We might ask, “How can we reinterpret our sciences of communication that now enable connections buried in cables, wired along poles, wi-fied through modems, resonating with satellites, transmitting with light fibres – so they enable access to the morphic fields for healing and human/Gaian Hive mind intelligence”?

Now that we have shifted our enjoyment of analogue art, sculpture, language, performance, sport, and games beyond in-person analogue assemblies to access across digital pathways, highways, and energy fields – can we now serve Gaia both analogically and digitally, by reflecting through Beauty, Truth and Goodness, so her planetary consciousness multiplies at an exponential rate?

Might we appreciate human first-person senses of vision, hearing, taste, touch, smell can be transformed to become antennae for all the knowledge embedded in the morphic fields of every human system (especially our cities)?
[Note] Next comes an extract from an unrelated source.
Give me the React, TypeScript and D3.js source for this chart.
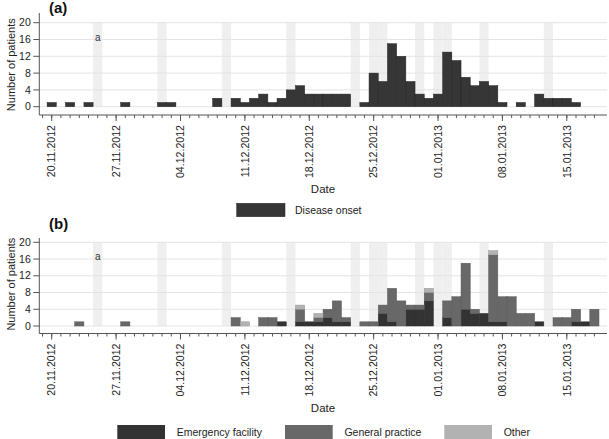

Moreover, can we also imagine a collective experience of, with, as our human hive mind? Might we re-purpose our media to manifest the greater Beauty, Truth and Goodness that Gaia longs for as she meshweaves city patterns out of our entangled visible intelligences to cohere with the invisible fields of morphic and mycelial potentials?

It may be that in order to serve Gaia’s Vision for herself, we have to transform our relationship with Gaia and her impulse that inspires the future of all human systems. This seems to imply that cities evolve the capacities to reflect with, through and as fruiting bodies of Gaia’s entangled mycelial morphic web systems of interconnection.